SHORT PROBLEM:
Look through the data below and output, unchanged, every line from the one holding "Recreate this image" through the one holding "fig = plt.figure(figsize=(W", inclusive. Skip the pictures.

TASK INPUTS:
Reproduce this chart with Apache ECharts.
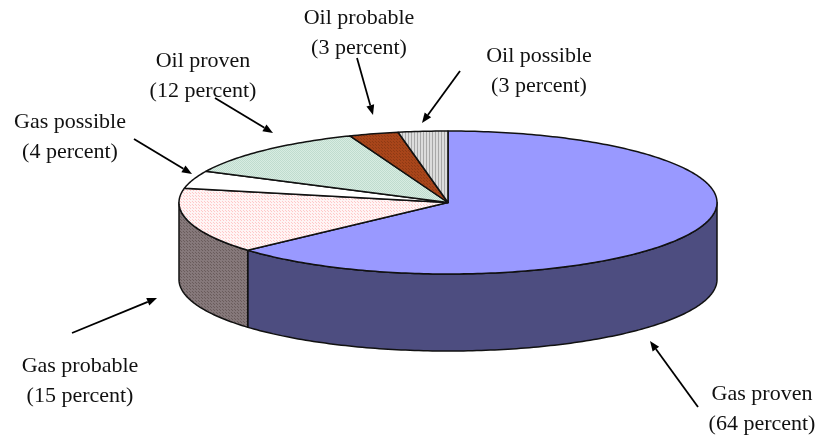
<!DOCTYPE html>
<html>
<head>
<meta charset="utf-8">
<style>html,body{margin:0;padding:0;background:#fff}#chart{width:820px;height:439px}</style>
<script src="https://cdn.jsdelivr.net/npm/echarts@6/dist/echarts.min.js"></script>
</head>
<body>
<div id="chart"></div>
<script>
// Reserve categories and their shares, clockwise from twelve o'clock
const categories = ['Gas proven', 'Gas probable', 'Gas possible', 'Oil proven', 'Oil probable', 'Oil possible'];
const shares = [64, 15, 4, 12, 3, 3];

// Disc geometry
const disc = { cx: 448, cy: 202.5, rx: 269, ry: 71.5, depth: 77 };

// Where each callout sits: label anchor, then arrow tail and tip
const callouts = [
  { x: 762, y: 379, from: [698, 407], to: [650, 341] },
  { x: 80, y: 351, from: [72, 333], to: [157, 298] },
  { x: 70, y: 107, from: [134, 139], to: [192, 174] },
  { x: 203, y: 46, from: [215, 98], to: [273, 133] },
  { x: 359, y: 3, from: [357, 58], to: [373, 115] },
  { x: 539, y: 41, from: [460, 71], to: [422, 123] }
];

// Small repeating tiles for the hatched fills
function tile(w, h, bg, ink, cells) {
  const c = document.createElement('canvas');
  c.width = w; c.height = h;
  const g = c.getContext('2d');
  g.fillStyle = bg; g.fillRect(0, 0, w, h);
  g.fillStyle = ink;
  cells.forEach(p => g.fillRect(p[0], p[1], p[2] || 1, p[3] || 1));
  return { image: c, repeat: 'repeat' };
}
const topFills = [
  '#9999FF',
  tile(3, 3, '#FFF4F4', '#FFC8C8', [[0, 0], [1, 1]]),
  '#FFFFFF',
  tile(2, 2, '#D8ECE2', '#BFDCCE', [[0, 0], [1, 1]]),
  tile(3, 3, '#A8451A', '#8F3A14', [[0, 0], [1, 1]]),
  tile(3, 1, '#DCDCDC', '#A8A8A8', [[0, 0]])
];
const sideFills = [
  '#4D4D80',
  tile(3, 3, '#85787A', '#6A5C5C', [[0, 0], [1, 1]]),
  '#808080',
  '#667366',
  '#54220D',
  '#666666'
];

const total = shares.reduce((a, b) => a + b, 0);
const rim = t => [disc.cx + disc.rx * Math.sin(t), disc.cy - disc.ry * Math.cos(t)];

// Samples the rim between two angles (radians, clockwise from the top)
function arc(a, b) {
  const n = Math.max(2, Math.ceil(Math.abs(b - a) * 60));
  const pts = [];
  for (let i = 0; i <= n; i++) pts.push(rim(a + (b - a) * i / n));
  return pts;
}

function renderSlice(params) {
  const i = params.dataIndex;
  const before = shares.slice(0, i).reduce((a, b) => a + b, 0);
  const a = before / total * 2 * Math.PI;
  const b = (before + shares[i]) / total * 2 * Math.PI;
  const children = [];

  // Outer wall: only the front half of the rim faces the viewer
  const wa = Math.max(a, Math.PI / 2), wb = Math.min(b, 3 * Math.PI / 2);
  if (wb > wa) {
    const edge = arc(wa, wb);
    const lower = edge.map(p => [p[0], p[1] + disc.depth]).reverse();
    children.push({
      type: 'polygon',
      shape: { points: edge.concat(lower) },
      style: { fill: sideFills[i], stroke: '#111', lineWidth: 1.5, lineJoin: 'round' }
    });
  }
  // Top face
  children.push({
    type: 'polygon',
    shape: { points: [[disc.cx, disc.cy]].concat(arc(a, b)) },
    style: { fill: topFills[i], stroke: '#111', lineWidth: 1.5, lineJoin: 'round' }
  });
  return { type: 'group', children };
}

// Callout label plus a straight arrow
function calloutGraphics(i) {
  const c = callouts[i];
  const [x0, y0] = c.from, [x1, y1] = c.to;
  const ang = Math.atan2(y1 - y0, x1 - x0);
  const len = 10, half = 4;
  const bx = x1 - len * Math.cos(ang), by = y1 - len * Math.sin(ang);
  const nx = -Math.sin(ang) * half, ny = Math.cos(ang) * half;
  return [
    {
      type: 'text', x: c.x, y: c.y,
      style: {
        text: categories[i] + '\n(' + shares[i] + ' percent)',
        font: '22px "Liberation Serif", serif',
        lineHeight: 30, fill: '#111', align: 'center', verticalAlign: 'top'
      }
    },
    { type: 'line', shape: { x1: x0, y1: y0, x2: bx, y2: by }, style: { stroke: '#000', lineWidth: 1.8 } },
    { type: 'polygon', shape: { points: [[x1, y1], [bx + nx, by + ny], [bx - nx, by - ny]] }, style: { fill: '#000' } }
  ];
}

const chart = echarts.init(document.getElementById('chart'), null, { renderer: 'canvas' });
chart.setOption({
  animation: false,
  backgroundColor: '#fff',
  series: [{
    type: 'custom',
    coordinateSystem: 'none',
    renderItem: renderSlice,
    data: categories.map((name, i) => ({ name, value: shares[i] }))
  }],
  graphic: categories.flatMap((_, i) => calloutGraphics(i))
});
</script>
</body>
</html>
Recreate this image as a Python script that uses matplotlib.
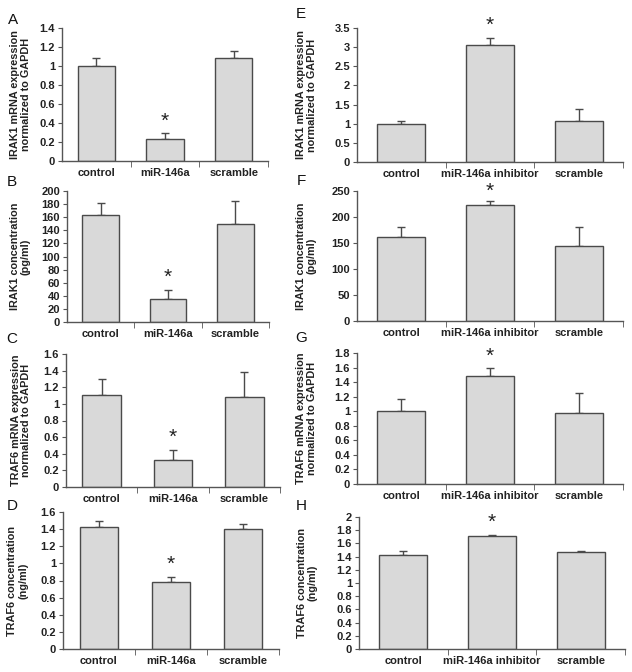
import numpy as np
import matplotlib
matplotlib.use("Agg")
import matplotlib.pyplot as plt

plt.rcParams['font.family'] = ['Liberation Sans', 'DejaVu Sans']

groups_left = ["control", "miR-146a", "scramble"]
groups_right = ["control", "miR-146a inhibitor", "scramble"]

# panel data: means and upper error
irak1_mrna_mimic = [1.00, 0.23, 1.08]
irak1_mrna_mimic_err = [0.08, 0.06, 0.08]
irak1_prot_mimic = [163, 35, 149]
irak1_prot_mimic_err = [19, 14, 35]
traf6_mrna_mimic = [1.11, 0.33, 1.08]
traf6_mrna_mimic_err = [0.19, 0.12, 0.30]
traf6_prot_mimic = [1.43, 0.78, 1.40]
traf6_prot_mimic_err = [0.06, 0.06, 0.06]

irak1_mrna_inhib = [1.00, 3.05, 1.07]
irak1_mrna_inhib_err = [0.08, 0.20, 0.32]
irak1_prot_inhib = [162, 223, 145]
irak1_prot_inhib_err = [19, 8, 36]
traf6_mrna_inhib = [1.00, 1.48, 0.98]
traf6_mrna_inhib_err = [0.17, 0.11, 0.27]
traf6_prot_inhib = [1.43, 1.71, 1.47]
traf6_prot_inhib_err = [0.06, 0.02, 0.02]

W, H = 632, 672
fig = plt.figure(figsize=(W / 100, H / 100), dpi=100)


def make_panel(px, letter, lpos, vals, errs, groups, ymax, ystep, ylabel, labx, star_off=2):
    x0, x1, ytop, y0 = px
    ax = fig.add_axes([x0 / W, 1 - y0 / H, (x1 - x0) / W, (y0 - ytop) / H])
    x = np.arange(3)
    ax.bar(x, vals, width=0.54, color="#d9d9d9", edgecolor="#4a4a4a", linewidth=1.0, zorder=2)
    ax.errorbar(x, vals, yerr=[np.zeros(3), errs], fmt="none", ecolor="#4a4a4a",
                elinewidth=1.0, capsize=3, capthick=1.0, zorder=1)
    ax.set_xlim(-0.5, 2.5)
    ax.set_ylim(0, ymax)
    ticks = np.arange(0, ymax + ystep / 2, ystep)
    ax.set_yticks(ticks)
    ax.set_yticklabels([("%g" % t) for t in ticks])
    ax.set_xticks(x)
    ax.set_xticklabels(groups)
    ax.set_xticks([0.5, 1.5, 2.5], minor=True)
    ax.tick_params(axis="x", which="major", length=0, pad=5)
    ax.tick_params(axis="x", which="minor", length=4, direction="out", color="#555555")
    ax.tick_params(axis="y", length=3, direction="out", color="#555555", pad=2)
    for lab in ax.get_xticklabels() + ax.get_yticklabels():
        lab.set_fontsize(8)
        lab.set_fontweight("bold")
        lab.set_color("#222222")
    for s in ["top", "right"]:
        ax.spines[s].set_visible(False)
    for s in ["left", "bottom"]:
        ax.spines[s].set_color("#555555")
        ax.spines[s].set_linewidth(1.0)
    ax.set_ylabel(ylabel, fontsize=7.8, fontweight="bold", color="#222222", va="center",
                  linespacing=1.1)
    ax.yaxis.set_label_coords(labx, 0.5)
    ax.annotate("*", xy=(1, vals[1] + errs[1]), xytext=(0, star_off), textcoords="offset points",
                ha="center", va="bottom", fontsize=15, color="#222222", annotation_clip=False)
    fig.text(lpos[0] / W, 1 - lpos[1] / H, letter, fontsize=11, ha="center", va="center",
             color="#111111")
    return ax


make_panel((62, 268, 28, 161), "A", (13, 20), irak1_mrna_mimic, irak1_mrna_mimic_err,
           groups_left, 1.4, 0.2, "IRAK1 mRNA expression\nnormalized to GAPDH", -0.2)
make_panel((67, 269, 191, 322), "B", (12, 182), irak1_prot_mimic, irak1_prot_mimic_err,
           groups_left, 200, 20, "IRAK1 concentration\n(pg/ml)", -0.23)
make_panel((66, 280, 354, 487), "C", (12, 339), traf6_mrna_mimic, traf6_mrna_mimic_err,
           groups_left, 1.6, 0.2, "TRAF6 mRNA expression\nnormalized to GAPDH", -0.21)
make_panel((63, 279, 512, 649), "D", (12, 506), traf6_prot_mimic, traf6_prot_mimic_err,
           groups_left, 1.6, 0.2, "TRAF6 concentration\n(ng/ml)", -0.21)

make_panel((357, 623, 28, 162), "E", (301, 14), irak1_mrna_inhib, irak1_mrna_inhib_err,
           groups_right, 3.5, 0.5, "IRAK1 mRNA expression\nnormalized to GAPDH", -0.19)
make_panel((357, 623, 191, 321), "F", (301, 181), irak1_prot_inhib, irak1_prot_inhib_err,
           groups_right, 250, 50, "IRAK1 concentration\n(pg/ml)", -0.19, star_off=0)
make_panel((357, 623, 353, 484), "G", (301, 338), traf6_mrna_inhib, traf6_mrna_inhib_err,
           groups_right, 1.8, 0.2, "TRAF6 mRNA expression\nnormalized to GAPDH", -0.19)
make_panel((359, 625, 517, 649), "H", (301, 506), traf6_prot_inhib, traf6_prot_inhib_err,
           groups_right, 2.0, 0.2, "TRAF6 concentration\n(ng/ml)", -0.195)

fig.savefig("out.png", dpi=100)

EXERCISE OUTPUT:
Recreate this image as a Python script that uses matplotlib.
import numpy as np
import matplotlib
matplotlib.use("Agg")
import matplotlib.pyplot as plt

plt.rcParams['font.family'] = ['Liberation Sans', 'DejaVu Sans']

groups_left = ["control", "miR-146a", "scramble"]
groups_right = ["control", "miR-146a inhibitor", "scramble"]

# panel data: means and upper error
irak1_mrna_mimic = [1.00, 0.23, 1.08]
irak1_mrna_mimic_err = [0.08, 0.06, 0.08]
irak1_prot_mimic = [163, 35, 149]
irak1_prot_mimic_err = [19, 14, 35]
traf6_mrna_mimic = [1.11, 0.33, 1.08]
traf6_mrna_mimic_err = [0.19, 0.12, 0.30]
traf6_prot_mimic = [1.43, 0.78, 1.40]
traf6_prot_mimic_err = [0.06, 0.06, 0.06]

irak1_mrna_inhib = [1.00, 3.05, 1.07]
irak1_mrna_inhib_err = [0.08, 0.20, 0.32]
irak1_prot_inhib = [162, 223, 145]
irak1_prot_inhib_err = [19, 8, 36]
traf6_mrna_inhib = [1.00, 1.48, 0.98]
traf6_mrna_inhib_err = [0.17, 0.11, 0.27]
traf6_prot_inhib = [1.43, 1.71, 1.47]
traf6_prot_inhib_err = [0.06, 0.02, 0.02]

W, H = 632, 672
fig = plt.figure(figsize=(W / 100, H / 100), dpi=100)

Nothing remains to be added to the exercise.